Aunque más joven que los dramaturgos considerados sus contemporáneos, a Alejandro Sieveking siempre se le incluyó dentro de la llamada generación dramática de los años 50 (Wolff, Díaz, Vodanovic, Josseau, Aguirre, Rivano, Requena, Heiremans, entre otros). Porque más allá de la edad, sus intenciones autorales empalmaban perfectamente con el ideario de ese grupo que quiso poner en tela de juicio a la sociedad y a las personas de su tiempo, que deseó interrogarse respecto de las estructuras recibidas, efectuando una crítica hacia una tradición que se negaban a aceptar. Igualmente, su aspiración fue revelar la auténtica verdad que se escondía bajo las apariencias individuales y colectivas y en muchos casos plantear radicales modificaciones. Sus afanes fustigadores estaban en consonancia con la época que se vivía (finales de los años 50 y toda la década del 60), donde las palabras "cambio" y "crisis" parecían imponerse.

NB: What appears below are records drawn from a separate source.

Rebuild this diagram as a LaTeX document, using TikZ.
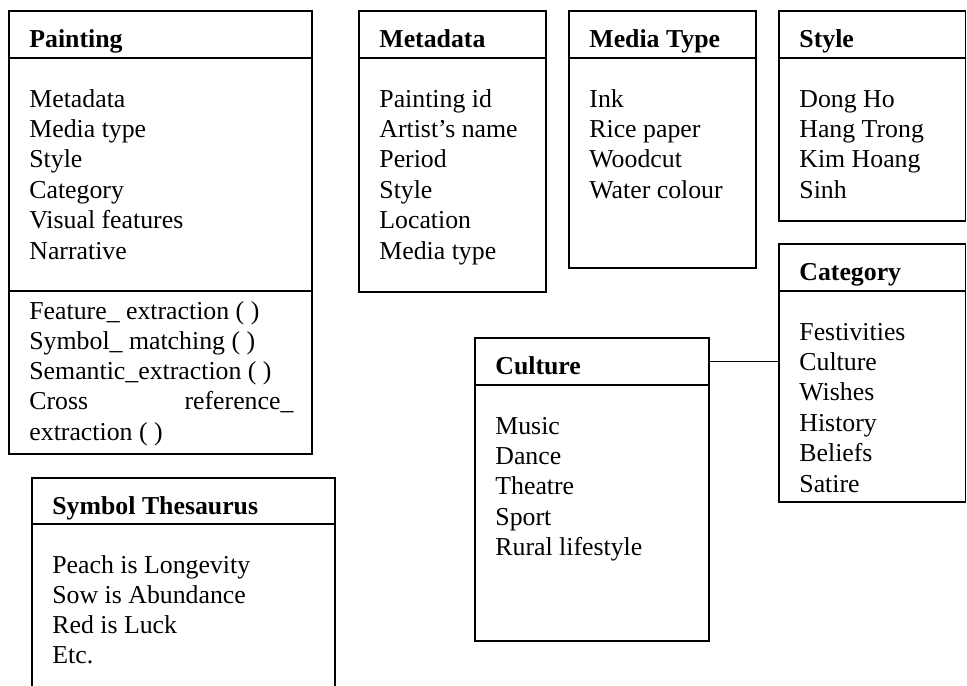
\documentclass[tikz,border=0pt]{standalone}
\usepackage{fontspec}
\setmainfont{Liberation Serif}
\usetikzlibrary{fit}

\begin{document}
\begin{tikzpicture}[x=0.5pt, y=-0.5pt,
    box/.style={draw, line width=0.9pt, inner sep=0pt},
    title/.style={anchor=base west, inner sep=0pt, font=\fontsize{12.9}{15.2}\selectfont\bfseries},
    entry/.style={anchor=base west, inner sep=0pt, font=\fontsize{12.9}{15.2}\selectfont}]

    \useasboundingbox (0,0) rectangle (967,685);
    \clip (0,0) rectangle (967,685);

    % Painting class: name, attributes and operations
    \node[box, fit={(9,11) (312,58)}] (paintHead) {};
    \node[box, fit={(9,58) (312,291)}] (paintAttr) {};
    \node[box, fit={(9,291) (312,454)}] (paintOps) {};
    \node[title] (paintName) at (29,47) {Painting};
    \foreach \txt [count=\i from 0] in {Metadata, Media type, Style, Category, Visual features, Narrative}
        \node[entry] (paint-\i) at (29,{107+30.4*\i}) {\txt};
    \foreach \txt [count=\i from 0] in {Feature\_ extraction ( ), Symbol\_ matching ( ),
        Semantic\_extraction ( ), {\hbox to 132pt{Cross\hfill reference\_}}, extraction ( )}
        \node[entry] (op-\i) at (29,{319+30.25*\i}) {\txt};

    % Metadata
    \node[box, fit={(359,11) (546,58)}] (metaHead) {};
    \node[box, fit={(359,58) (546,292)}] (metaAttr) {};
    \node[title] (metaName) at (379,47) {Metadata};
    \foreach \txt [count=\i from 0] in {Painting id, Artist’s name, Period, Style, Location, Media type}
        \node[entry] (meta-\i) at (379,{107+30.4*\i}) {\txt};

    % Media type
    \node[box, fit={(569,11) (756,58)}] (mediaHead) {};
    \node[box, fit={(569,58) (756,268)}] (mediaAttr) {};
    \node[title] (mediaName) at (589,47) {Media Type};
    \foreach \txt [count=\i from 0] in {Ink, Rice paper, Woodcut, Water colour}
        \node[entry] (media-\i) at (589,{107+30.4*\i}) {\txt};

    % Style
    \node[box, fit={(779,11) (965.5,58)}] (styleHead) {};
    \node[box, fit={(779,58) (965.5,221)}] (styleAttr) {};
    \node[title] (styleName) at (799,47) {Style};
    \foreach \txt [count=\i from 0] in {Dong Ho, Hang Trong, Kim Hoang, Sinh}
        \node[entry] (style-\i) at (799,{107+30.4*\i}) {\txt};

    % Category
    \node[box, fit={(779,244) (965.5,291)}] (catHead) {};
    \node[box, fit={(779,291) (965.5,502)}] (catAttr) {};
    \node[title] (catName) at (799,280) {Category};
    \foreach \txt [count=\i from 0] in {Festivities, Culture, Wishes, History, Beliefs, Satire}
        \node[entry] (cat-\i) at (799,{340+30.4*\i}) {\txt};

    % Culture
    \node[box, fit={(475,338) (709,385)}] (cultHead) {};
    \node[box, fit={(475,385) (709,641)}] (cultAttr) {};
    \node[title] (cultName) at (495,374) {Culture};
    \foreach \txt [count=\i from 0] in {Music, Dance, Theatre, Sport, Rural lifestyle}
        \node[entry] (cult-\i) at (495,{434+30.4*\i}) {\txt};

    % link between Culture and Category
    \draw[line width=0.9pt] (cultHead.east) -- (cultHead.east -| catAttr.west);

    % Symbol thesaurus (runs off the bottom)
    \node[box, fit={(32,478) (335,524)}] (symHead) {};
    \node[box, fit={(32,524) (335,700)}] (symAttr) {};
    \node[title] (symName) at (52,514) {Symbol Thesaurus};
    \foreach \txt [count=\i from 0] in {Peach is Longevity, Sow is Abundance, Red is Luck, Etc.}
        \node[entry] (sym-\i) at (52,{573+30.2*\i}) {\txt};

\end{tikzpicture}
\end{document}
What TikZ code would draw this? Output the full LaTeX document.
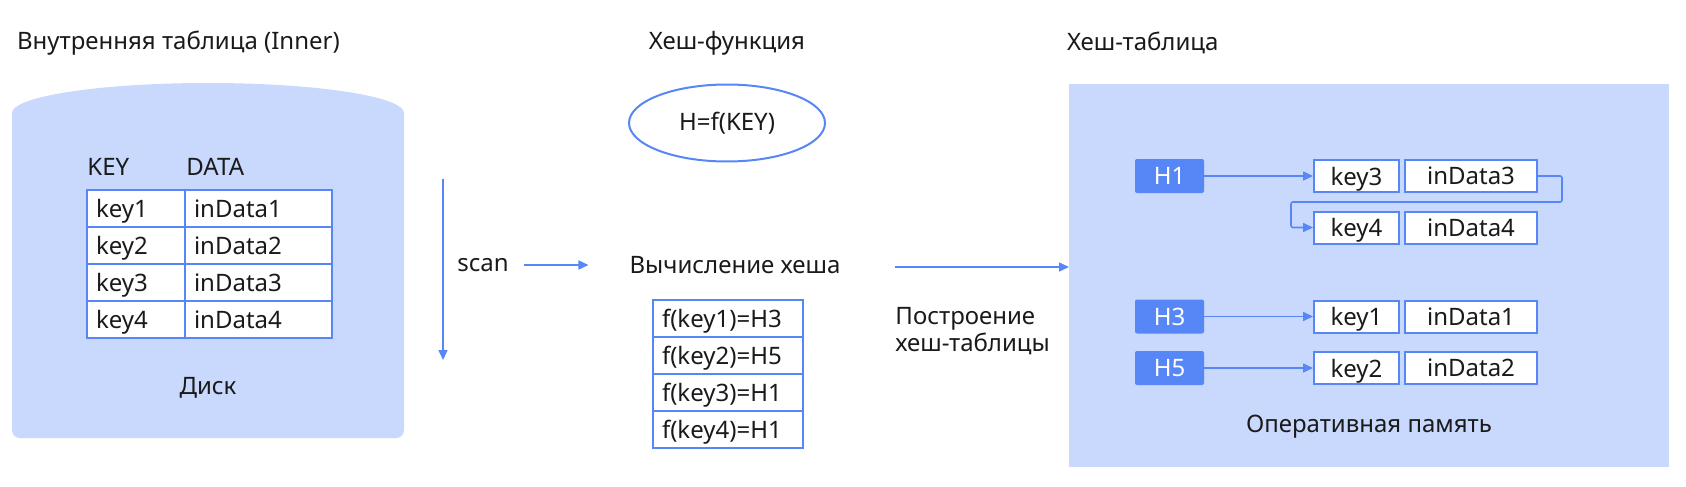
\documentclass[tikz,border=0pt]{standalone}
\usepackage{fontspec}
\setmainfont{Noto Sans}
\usetikzlibrary{arrows.meta,shapes.geometric}

\definecolor{lineblue}{HTML}{5787F7}
\definecolor{fillblue}{HTML}{C8D9FD}
\definecolor{inkdark}{HTML}{1A1A1A}

\tikzset{
  every node/.style={font=\fontsize{12}{13.5}\selectfont, text=inkdark},
  cell/.style={draw=lineblue, line width=1pt, fill=white, anchor=north west,
    minimum height=18.5pt, inner xsep=4.5pt, inner ysep=0pt, align=left,
    text depth=0pt},
  keycell/.style={cell, text width=40pt},
  datacell/.style={cell, text width=64.5pt},
  hashcell/.style={cell, text width=66pt},
  bucket/.style={fill=lineblue, rounded corners=1pt, minimum width=34.5pt,
    minimum height=17pt, inner sep=0pt, text=white, text depth=0pt},
  chainkey/.style={draw=lineblue, line width=1pt, fill=white, minimum width=42.5pt,
    minimum height=16pt, inner sep=0pt, text depth=0pt},
  chaindata/.style={draw=lineblue, line width=1pt, fill=white, minimum width=66pt,
    minimum height=16pt, inner sep=0pt, text depth=0pt},
  flow/.style={-{Triangle[length=5pt,width=4.5pt]}, draw=lineblue, line width=0.8pt}
}

\begin{document}
\begin{tikzpicture}[x=0.5pt, y=-0.5pt]
    \useasboundingbox (0,0) rectangle (1686,487);

    % Titles
    \node[anchor=west] (innertitle) at (10,43) {Внутренняя таблица (Inner)};
    \node (hashtitle) at (727,43) {Хеш-функция};
    \node[anchor=west] (tabletitle) at (1060,43) {Хеш-таблица};

    % Draw the disk (cylinder)
    \fill[fillblue, rounded corners=4pt] (12,113) -- (12,438) -- (404,438) -- (404,113);
    \fill[fillblue] (208,113) ellipse [x radius=196, y radius=30];
    \node (disk) at (208,388) {Диск};

    % Inner table
    \node[anchor=west, inner xsep=0pt] (keyhead) at (87,167) {KEY};
    \node[anchor=west, inner xsep=0pt] (datahead) at (186,167) {DATA};
    \node[keycell] (k1) at (86,189) {key1};
    \node[datacell] (d1) at (184,189) {inData1};
    \node[keycell] (k2) at (86,226) {key2};
    \node[datacell] (d2) at (184,226) {inData2};
    \node[keycell] (k3) at (86,263) {key3};
    \node[datacell] (d3) at (184,263) {inData3};
    \node[keycell] (k4) at (86,300) {key4};
    \node[datacell] (d4) at (184,300) {inData4};

    % Scan arrow (vertical)
    \coordinate (scantop) at (443,179);
    \coordinate (scanbot) at (443,360);
    \draw[flow] (scantop) -- (scanbot);

    % Hash function
    \node[ellipse, draw=lineblue, line width=1pt, fill=white, minimum width=98pt,
      minimum height=38.5pt] (hashfn) at (727,123) {H=f(KEY)};
    \node (scan) at (483,265) {scan};
    \node (calc) at (735,265) {Вычисление хеша};
    \draw[flow, shorten <=4pt, shorten >=17pt] (scan.east) -- (calc.west);

    % Hash values
    \node[hashcell] (f1) at (652,299) {f(key1)=H3};
    \node[hashcell] (f2) at (652,336) {f(key2)=H5};
    \node[hashcell] (f3) at (652,373) {f(key3)=H1};
    \node[hashcell] (f4) at (652,410) {f(key4)=H1};

    % Memory block
    \node[fill=fillblue, inner sep=0pt, minimum width=300pt, minimum height=191.5pt,
      anchor=north west] (memory) at (1069,84) {};
    \node (ram) at (1369,427) {Оперативная память};

    % Build arrow
    \coordinate (buildfrom) at (895,267);
    \draw[flow] (buildfrom) -- (buildfrom -| memory.west);
    \node[anchor=north west, align=left, inner xsep=0pt] (build) at (895,300)
      {Построение\\хеш-таблицы};

    % Buckets and chains
    \node[bucket] (h1) at (1169.5,176) {H1};
    \node[chainkey] (c3) at (1356.5,176) {key3};
    \node[chaindata] (e3) at (1471,176) {inData3};
    \node[chainkey] (c4) at (1356.5,227.5) {key4};
    \node[chaindata] (e4) at (1471,227.5) {inData4};
    \node[bucket] (h3) at (1169.5,316.5) {H3};
    \node[chainkey] (c1) at (1356.5,316.5) {key1};
    \node[chaindata] (e1) at (1471,316.5) {inData1};
    \node[bucket] (h5) at (1169.5,368) {H5};
    \node[chainkey] (c2) at (1356.5,368) {key2};
    \node[chaindata] (e2) at (1471,368) {inData2};

    \draw[flow] (h1) -- (c3);
    \draw[flow] (h3) -- (c1);
    \draw[flow] (h5) -- (c2);
    \draw[flow, rounded corners=1pt] (e3.east) -- ++(24,0) |- (1291,202) |- (c4.west);
\end{tikzpicture}
\end{document}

Y Sieveking adhirió sin reticencias a estas aspiraciones, como se puede ver en un texto publicado en 1966, cuando ya era un autor reconocido: "No me interesa ser un incomprendido ni pasar a la posteridad; quiero que el espectador actual vea en mis obras temas, problemas, imágenes que toquen de alguna manera su sensibilidad, entreteniéndolo y, ojalá, haciéndolo mejor. Quiero mejorar el mundo". Abordó su proyecto dramatúrgico casi siempre a través de un formato de realismo sicológico y social, como la mayor parte de su generación. De su copiosa horneada procede una de sus obras emblemáticas, Tres tristes tigres, esa sátira aguda a un segmento de la clase media chilena y a sus afanes de presuntuosa figuración social.

Pero sin duda que la mayor impronta que Sieveking ha dejado en la historia de la dramaturgia chilena son sus obras relativas a la recuperación de un mundo popular, de un pasado histórico y de algunos mitos y leyendas fundacionales, aunque con un renovado punto de vista, alejándose de un folclore más o menos convencional o de un registro documentalista. Ello se encuentra en obras como Ánimas de día claro, La remolienda (ese clásico del teatro chileno), La virgen de la manito cerrada y La comadre Lola. En estas creaciones no se plantea un folclorismo de aires criollistas, sino que se trata de unas historias donde predominan la ternura y la dimensión mítica o mágica de unos personajes sencillos, algo legendarios, de honda humanidad, rescatándose así cierta mirada popular de gran poesía y empatía. Es justamente la mirada de ese país, que siempre nos resulta sorprendente, lo que conservaremos como su inestimable herencia.